> **What you have to do**:
The copy must start at the line that contains "Clone this chart in matplotlib." and finish at the line that contains "from matplotlib.patches import Rectangle", reproducing each line exactly. Any picture in that span is omitted.

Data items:
========

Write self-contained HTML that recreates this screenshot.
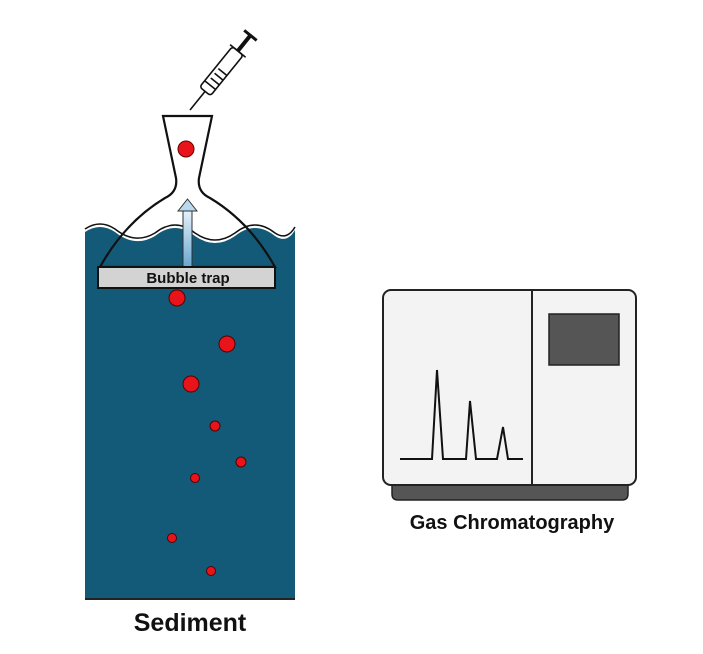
<!DOCTYPE html>
<html><head><style>body{margin:0;background:#fff}svg{display:block}</style></head><body>
<svg width="703" height="654" viewBox="0 0 703 654" xmlns="http://www.w3.org/2000/svg" font-family="Liberation Sans, sans-serif">
<defs><linearGradient id="ar" x1="0" y1="0" x2="0" y2="1"><stop offset="0" stop-color="#e8f3fb"/><stop offset="1" stop-color="#6aa6cf"/></linearGradient></defs>
<path d="M85,232 Q100,222 115,232 Q135,248 155,236 Q175,220 195,236 Q215,250 235,236 Q255,220 275,236 Q287,244 295,230 L295,598 L85,598 Z" fill="#135a78"/>
<path d="M85,229 Q100,219 115,229 Q135,245 155,233 Q175,217 195,233 Q215,247 235,233 Q255,217 275,233 Q287,241 295,227" fill="none" stroke="#111" stroke-width="1.5"/>
<line x1="85" y1="599" x2="295" y2="599" stroke="#222" stroke-width="2"/>
<path d="M163,116 L212,116 L199,178 Q197,192 210,198 Q228,208 240,220 Q220,232 200,222 Q188,216 176,222 Q158,232 138,222 Q150,208 165,198 Q178,192 176,178 Z" fill="#fff"/>
<path d="M163,116 L212,116 L199,178 Q197,192 210,198 Q250,222 275,267 L100,267 Q125,222 165,198 Q178,192 176,178 Z" fill="none" stroke="#111" stroke-width="2.2"/>
<circle cx="186" cy="149" r="8" fill="#e8141a" stroke="#600" stroke-width="1"/>
<rect x="183" y="210" width="9" height="57" fill="url(#ar)" stroke="#333" stroke-width="1"/>
<polygon points="178,211 187.5,199 197,211" fill="#b9d9ef" stroke="#333" stroke-width="1"/>
<rect x="98" y="267" width="177" height="21" fill="#d3d3d3" stroke="#111" stroke-width="2"/>
<text x="188" y="283" text-anchor="middle" font-size="15" font-weight="bold" fill="#111">Bubble trap</text>
<g transform="translate(190,110) rotate(-51)" stroke="#111" fill="#fff" stroke-width="1.6">
<line x1="0" y1="0" x2="24" y2="0"/>
<rect x="24" y="-7" width="52" height="14" rx="3"/>
<line x1="32" y1="-7" x2="32" y2="7"/><line x1="38" y1="-4" x2="38" y2="7"/><line x1="44" y1="-4" x2="44" y2="7"/><line x1="50" y1="-4" x2="50" y2="7"/>
<line x1="76" y1="-10" x2="76" y2="10"/>
<line x1="76" y1="0" x2="96" y2="0" stroke-width="4"/>
<line x1="96" y1="-8" x2="96" y2="8" stroke-width="3"/>
</g>
<g fill="#e8141a" stroke="#500" stroke-width="1">
<circle cx="177" cy="298" r="8"/><circle cx="227" cy="344" r="8"/><circle cx="191" cy="384" r="8"/>
<circle cx="215" cy="426" r="5"/><circle cx="241" cy="462" r="5"/><circle cx="195" cy="478" r="4.5"/>
<circle cx="172" cy="538" r="4.5"/><circle cx="211" cy="571" r="4.5"/></g>
<text x="190" y="631" text-anchor="middle" font-size="25" font-weight="bold" fill="#111">Sediment</text>
<path d="M392,484 L628,484 L628,494 Q628,500 622,500 L398,500 Q392,500 392,494 Z" fill="#555" stroke="#222" stroke-width="1.5"/>
<rect x="383" y="290" width="253" height="195" rx="8" fill="#f3f3f3" stroke="#222" stroke-width="2"/>
<line x1="532" y1="290" x2="532" y2="485" stroke="#222" stroke-width="2"/>
<rect x="549" y="314" width="70" height="51" fill="#555" stroke="#222" stroke-width="1.5"/>
<polyline points="400,459 432,459 437,370 443,459 466,459 470,401 476,459 497,459 503,427 508,459 523,459" fill="none" stroke="#111" stroke-width="2"/>
<text x="512" y="529" text-anchor="middle" font-size="20" font-weight="bold" fill="#111">Gas Chromatography</text>
</svg>
</body></html>
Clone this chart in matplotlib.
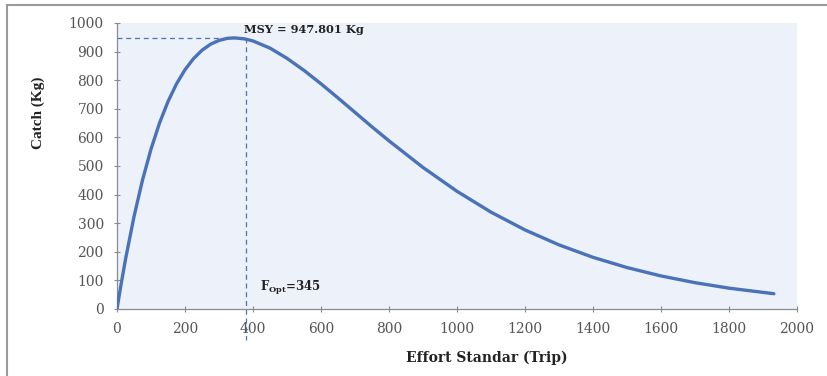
import matplotlib
matplotlib.use("Agg")
from matplotlib import pyplot as plt
from matplotlib.patches import Rectangle

# Catch vs standard effort
effort = [0, 10, 25, 50, 75, 100, 125, 150, 175, 200, 225, 250, 275, 300,
          325, 345, 375, 400, 450, 500, 550, 600, 650, 700, 750, 800, 900,
          1000, 1100, 1200, 1300, 1400, 1500, 1600, 1700, 1800, 1932]
catch = [0, 72.6, 173.7, 323.1, 450.7, 559.0, 649.9, 725.4, 787.1, 836.7,
         875.4, 904.7, 925.7, 939.1, 946.4, 948.0, 944.5, 937.2, 912.2,
         876.5, 834.3, 787.4, 737.9, 687.5, 636.9, 588.0, 494.9, 411.5,
         338.7, 276.5, 224.2, 180.7, 144.9, 115.6, 92.0, 72.9, 53.4]

msy = 947.801
f_line = 379          # where the dashed guide sits in the picture
msy_label = "MSY = 947.801 Kg"
fopt_label = r"F$_{\mathrm{Opt}}$=345"

xticks = list(range(0, 2001, 200))
yticks = list(range(0, 1001, 100))

# DejaVu Serif is wide, a fair stand-in for the stretched Times of the original
plt.rcParams['font.family'] = ['DejaVu Serif']
plt.rcParams['mathtext.fontset'] = 'custom'
plt.rcParams['mathtext.rm'] = 'DejaVu Serif:bold'
plt.rcParams['mathtext.it'] = 'DejaVu Serif:bold'
plt.rcParams['mathtext.bf'] = 'DejaVu Serif:bold'

fig = plt.figure(figsize=(8.28, 3.76), dpi=100)
W, H = 828, 376

# grey frame along top and left edge of the original screenshot
fig.patches.append(Rectangle((7 / W, -0.1), 1.2, (H - 5) / H + 0.1,
                             transform=fig.transFigure, fill=False,
                             edgecolor='#9a9a9a', linewidth=1.5))

ax = fig.add_axes([117 / W, 1 - 309 / H, (797 - 117) / W, (309 - 23) / H])
ax.set_facecolor('#edf1f9')

ax.plot(effort, catch, color='#4a72b8', linewidth=2.4, solid_capstyle='round', zorder=3)

ax.plot([0, f_line], [msy, msy], color='#4a72b8', linestyle=(0, (4, 3)),
        linewidth=0.9, zorder=2)
ax.plot([f_line, f_line], [msy, -110], color='#4a72b8', linestyle=(0, (4, 3)),
        linewidth=0.9, zorder=2, clip_on=False)

ax.text(375, 978, msy_label, fontsize=8.2, fontweight='bold', color='#222222',
        va='center', ha='left')
ax.text(420, 73, fopt_label, fontsize=8.5, fontweight='bold', color='#222222',
        va='center', ha='left')

ax.set_xlim(0, 2000)
ax.set_ylim(0, 1000)
ax.set_xticks(xticks)
ax.set_yticks(yticks)
ax.tick_params(direction='inout', length=5, width=0.8, color='#8c8c8c',
               labelsize=10, labelcolor='#555555')
ax.tick_params(axis='x', pad=7)
ax.tick_params(axis='y', pad=7)

for side in ['top', 'right']:
    ax.spines[side].set_visible(False)
for side in ['left', 'bottom']:
    ax.spines[side].set_color('#8c8c8c')
    ax.spines[side].set_linewidth(0.9)

ax.set_xlabel('Effort Standar (Trip)', fontsize=10, fontweight='bold',
              color='#222222')
ax.xaxis.set_label_coords((487 - 117) / 680, (309 - 351) / 286)
ax.set_ylabel('Catch (Kg)', fontsize=11, fontweight='bold', color='#222222',
              family='Liberation Serif')
ax.yaxis.set_label_coords((45 - 117) / 680, (309 - 113) / 286)

plt.savefig('out.png', dpi=100)
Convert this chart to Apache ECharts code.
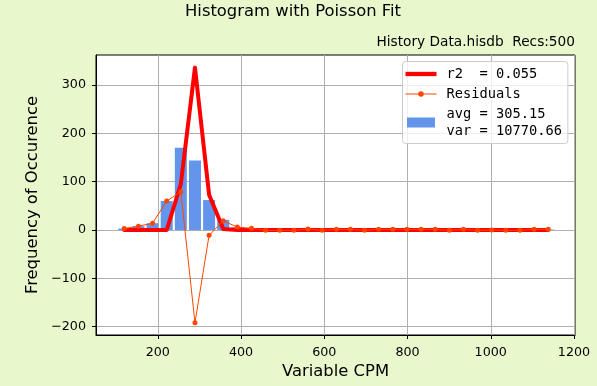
<!DOCTYPE html>
<html><head><meta charset="utf-8">
<script src="https://cdn.jsdelivr.net/npm/echarts@6/dist/echarts.min.js"></script>
<style>html,body{margin:0;padding:0;background:#E8F8CC;} #c{width:597px;height:386px;}</style>
</head><body><div id="c"></div>
<script>
// Bin centres (Variable CPM)
const binCenters = [119.6, 153.6, 187.5, 221.5, 255.4, 289.4, 323.3, 357.3, 391.2, 425.2, 459.1, 493.1, 527.0, 561.0, 594.9, 628.9, 662.8, 696.8, 730.7, 764.7, 798.6, 832.6, 866.5, 900.5, 934.4, 968.4, 1002.3, 1036.3, 1070.2, 1104.2, 1138.1];
// Histogram counts
const counts = [3, 8, 14, 60, 170, 144, 62, 21, 6, 3, 0, 0, 0, 1, 0, 1, 1, 0, 1, 1, 1, 1, 1, 0, 1, 0, 0, 0, 0, 1, 1];
// Poisson fit
const fitValues = [0, 0, 0, 0, 95, 336, 73, 2, 0, 0, 0, 0, 0, 0, 0, 0, 0, 0, 0, 0, 0, 0, 0, 0, 0, 0, 0, 0, 0, 0, 0];
// Residuals
const residuals = [3, 8, 14, 60, 79, -192, -11, 19, 6, 3.5, -0.7, -0.7, -0.7, 2, -0.7, 1.4, 1.4, -0.7, 1.4, 1.4, 1.4, 1.4, 1.4, -0.7, 1.4, -0.7, 0, -0.7, -0.7, 1.4, 1.4];
const xTicks = [200, 400, 600, 800, 1000, 1200];
const yTicks = [-200, -100, 0, 100, 200, 300];
const fitLabel = 'r2  = 0.055';
const resLabel = 'Residuals';
const histLabel = 'avg = 305.15\nvar = 10770.66';
const titleText = 'Histogram with Poisson Fit';
const subTitleText = 'History Data.hisdb  Recs:500';
const xName = 'Variable CPM';
const yName = 'Frequency of Occurence';

const pair = (ys) => binCenters.map((x, i) => [x, ys[i]]);
const fmt = (v) => String(v).replace('-', '\u2212');
const font = 'DejaVu Sans';

const fitIcon = 'path://M0,0 L31,0 L31,4.3 L0,4.3 Z';
const resIcon = 'path://M0,2 L28,2 L28,3 L0,3 Z M11.5,2.5 A2.5,2.5 0 1 1 16.5,2.5 A2.5,2.5 0 1 1 11.5,2.5 Z';

const chart = echarts.init(document.getElementById('c'), null, {renderer: 'canvas'});
chart.setOption({
  backgroundColor: '#E8F8CC',
  animation: false,
  title: [
    {text: titleText, left: 185, top: 3.5, padding: 0,
     textStyle: {fontFamily: font, fontSize: 16.4, fontWeight: 'normal', color: '#000', lineHeight: 17}},
    {text: subTitleText, right: 22, top: 35, padding: 0,
     textStyle: {fontFamily: font, fontSize: 13.7, fontWeight: 'normal', color: '#000', lineHeight: 14}}
  ],
  grid: {left: 96, right: 22, top: 55, bottom: 51, containLabel: false, outerBoundsMode: 'none',
         show: true, backgroundColor: '#fff', borderColor: '#000', borderWidth: 1},
  legend: {
    orient: 'vertical', left: 402.5, top: 61.5,
    padding: [4, 6, 4, 3], itemGap: 3, itemWidth: 31, itemHeight: 10,
    backgroundColor: 'rgba(255,255,255,0.8)', borderColor: '#cccccc', borderWidth: 1, borderRadius: 3,
    textStyle: {fontFamily: 'DejaVu Sans Mono', fontSize: 13.7, lineHeight: 17, color: '#000', padding: [0, 0, 0, 5]},
    data: [
      {name: fitLabel, icon: fitIcon},
      {name: resLabel, icon: resIcon},
      {name: histLabel, icon: 'path://M1.5,0 L29.5,0 L29.5,10 L1.5,10 Z'}
    ]
  },
  xAxis: {
    type: 'value', min: 51.6, max: 1202.4,
    name: xName, nameLocation: 'middle', nameGap: 26,
    nameTextStyle: {fontFamily: font, fontSize: 16.4, color: '#000'},
    axisLine: {show: true, onZero: false, lineStyle: {color: '#000', width: 1}},
    axisTick: {show: true, inside: false, length: 4, customValues: xTicks, lineStyle: {color: '#000'}},
    axisLabel: {customValues: xTicks, margin: 11, fontFamily: font, fontSize: 12.7, color: '#000', formatter: fmt},
    splitLine: {show: true, lineStyle: {color: '#b0b0b0', width: 1}}
  },
  yAxis: {
    type: 'value', min: -217.2, max: 362.1,
    name: yName, nameLocation: 'middle', nameGap: 55,
    nameTextStyle: {fontFamily: font, fontSize: 16.4, color: '#000'},
    axisLine: {show: true, onZero: false, lineStyle: {color: '#000', width: 1}},
    axisTick: {show: true, inside: false, length: 4, customValues: yTicks, lineStyle: {color: '#000'}},
    axisLabel: {customValues: yTicks, margin: 10, fontFamily: font, fontSize: 12.7, color: '#000', formatter: fmt},
    splitLine: {show: true, lineStyle: {color: '#b0b0b0', width: 1}}
  },
  series: [
    {name: histLabel, type: 'bar', data: pair(counts), barWidth: 12, z: 2,
     itemStyle: {color: '#6495ED'}},
    {name: fitLabel, type: 'line', data: pair(fitValues), symbol: 'none', z: 3,
     lineStyle: {color: '#FF0000', width: 4, join: 'round', cap: 'round'}, itemStyle: {color: '#FF0000'}},
    {name: resLabel, type: 'line', data: pair(residuals), symbol: 'circle', symbolSize: 5, showSymbol: true, z: 4,
     lineStyle: {color: '#FF4500', width: 1}, itemStyle: {color: '#FF4500'}}
  ]
});
</script></body></html>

========

> **Answer in full**:
Clone this chart in matplotlib.
import matplotlib
matplotlib.use("Agg")
from matplotlib import pyplot as plt
from matplotlib.patches import Rectangle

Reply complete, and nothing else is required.